Un frame del film "The Place"

L'insostenibile delusione del cinema italiano

Mariarosa Mancuso

In “The Place” sembra stiano facendo il saggio all’accademia d’arte drammatica. Peccato 

Se non avessimo pratica di cinema italiano giureremmo che è impossibile. Si sceglie una serie a presa rapida sullo spettatore, la si traduce pari pari – l’adattamento è un’altra cosa, qui non c’è stato bisogno di cambiar nulla, essendo l’ingrediente la natura umana con le sue debolezze – e la si fa recitare ai migliori attori italiani. Il risultato è talmente deludente che non crediamo ai nostri occhi. “The Booth at the End” è il titolo della serie, creata da Christoper Kubasik: voleva qualcosa che costasse poco e rendesse tanto. Unico set, una tavola calda anni 50. Un tizio sta seduto al tavolo in fondo, davanti a lui si alternano vecchi, giovani, uomini, donne, anche una suora. “Tutti vogliono qualcosa”, come diceva il titolo di un film di Richard Linklater. Qualcuno ha già chiesto all’uomo misterioso cosa vuole, qualcuno la deve ancora chiedere (lui annota tutto su un quadernone: le richieste e i compiti assegnati perché i desideri si realizzino). La parola d’ordine prima di sedersi è “mi hanno detto che il pastrami qui è buonissimo”. A parte il pastrami – che a Roma onestamente non possiamo pretendere – “The Place” di Paolo Genovese (da oggi nelle sale dopo l’anteprima alla festa di Roma) riproduce esattamente la situazione. L’uomo che esaudisce i desideri è Valerio Mastandrea, uno dei pochi attori italiani che abbiamo negli anni apprezzato. Primo problema, non di poco conto: risulta del tutto sprovvisto dello sguardo mefistofelico che il ruolo richiede.
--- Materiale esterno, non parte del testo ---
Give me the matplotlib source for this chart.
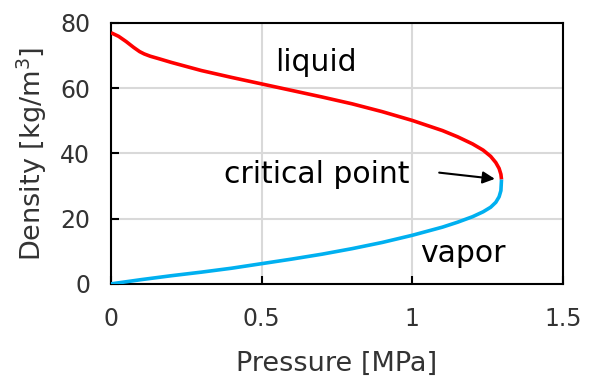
import matplotlib
matplotlib.use("Agg")
import matplotlib.pyplot as plt

# Saturated liquid branch
liquid_p = [0.0, 0.025, 0.05, 0.075, 0.095, 0.11, 0.13, 0.16, 0.2, 0.3, 0.4, 0.5, 0.6, 0.7, 0.8, 0.9, 1.0, 1.1, 1.15, 1.2, 1.235, 1.26, 1.277, 1.288, 1.294, 1.296]
liquid_rho = [77.0, 75.9, 74.3, 72.5, 71.2, 70.5, 69.8, 69.0, 67.9, 65.4, 63.3, 61.3, 59.3, 57.3, 55.2, 52.8, 50.1, 47.0, 45.1, 42.9, 41.0, 39.1, 37.2, 35.4, 33.6, 32.0]

# Saturated vapor branch
vapor_p = [0.0, 0.1, 0.2, 0.3, 0.4, 0.5, 0.6, 0.7, 0.8, 0.9, 1.0, 1.1, 1.15, 1.2, 1.235, 1.26, 1.277, 1.288, 1.294, 1.296]
vapor_rho = [0.0, 1.3, 2.5, 3.6, 4.8, 6.2, 7.6, 9.1, 10.8, 12.7, 14.9, 17.4, 18.9, 20.6, 22.1, 23.5, 25.0, 26.7, 28.6, 32.0]

x_ticks = [0, 0.5, 1, 1.5]
x_ticklabels = ["0", "0.5", "1", "1.5"]
y_ticks = [0, 20, 40, 60, 80]

fig = plt.figure(figsize=(5.97, 3.76), dpi=100)
ax = fig.add_axes([0.186, 0.245, 0.757, 0.694])

ax.plot(liquid_p, liquid_rho, color="#ff0000", lw=2.6, solid_capstyle="butt",
        solid_joinstyle="round", zorder=3)
ax.plot(vapor_p, vapor_rho, color="#00b0f0", lw=2.6, solid_capstyle="butt",
        solid_joinstyle="round", zorder=3)

ax.set_xlim(0, 1.5)
ax.set_ylim(0, 80)
ax.set_xticks(x_ticks)
ax.set_xticklabels(x_ticklabels)
ax.set_yticks(y_ticks)
ax.grid(True, color="#d9d9d9", lw=1.5, zorder=0)
ax.set_axisbelow(True)
for s in ax.spines.values():
    s.set_linewidth(1.5)
    s.set_color("black")
ax.tick_params(direction="in", length=6, width=1.5, labelsize=17, colors="black")
ax.tick_params(axis="x", pad=17)
ax.tick_params(axis="y", pad=15)
for lbl in ax.get_xticklabels() + ax.get_yticklabels():
    lbl.set_color("#333333")

ax.set_xlabel("Pressure [MPa]", fontsize=19.5, color="#333333", labelpad=14)
ax.set_ylabel("Density [kg/m$^3$]", fontsize=19.5, color="#333333", labelpad=8)

ax.text(0.68, 68, "liquid", fontsize=21.5, ha="center", va="center")
ax.text(0.682, 33.4, "critical point", fontsize=21.5, ha="center", va="center")
ax.text(1.167, 9.3, "vapor", fontsize=21.5, ha="center", va="center")
ax.annotate("", xy=(1.283, 32.1), xytext=(1.08, 34.2),
            arrowprops=dict(arrowstyle="-|>", color="black", lw=1.5, mutation_scale=18))

fig.savefig("out.png", dpi=100)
Xander Berkeley, che recita nella serie, lo aveva eccome: era insinuante e diabolico, come si conviene a uno che per far guarire il marito dall’Alzheimer chiede a una vecchietta di fabbricare una bomba e di farla scoppiare in un luogo affollato.

  

Siamo tra “La zampa di scimmia” di William Wymark Jacobs – secondo Steven King uno dei più paurosi racconti dell’orrore mai scritti, tre desideri da esaudire e vengono tutti formulati in maniera disastrosa – e “Button, Button” di Richard Matheson: “Per diventare ricco faresti morire qualcuno premendo un pulsante?”. Roba forte, difficile da smorzare. E invece succede. Stiamo attaccati alla serie, i personaggi sono disegnati con un realismo impressionante. Non è solo recitazione, sono le facce, gli abiti, il modo di parlare: in “The Place” sembra stiano facendo il saggio all’accademia d’arte drammatica. Le persone non parlano a quel modo, quando hanno appena saputo che per esaudire il proprio desiderio devono rapinare una banca, o pestare uno sconosciuto a sangue. Non è solo violenza: alla suora che vuole ritrovare Dio chiede di farsi mettere incinta.

  

Il film di Paolo Genovese rallenta il ritmo, sottolinea ogni parola pronunciata. Non pare neppure più la stessa sceneggiatura. Cominciamo a chiederci chi sia l’uomo misterioso, e l’incanto sparisce. Peccato.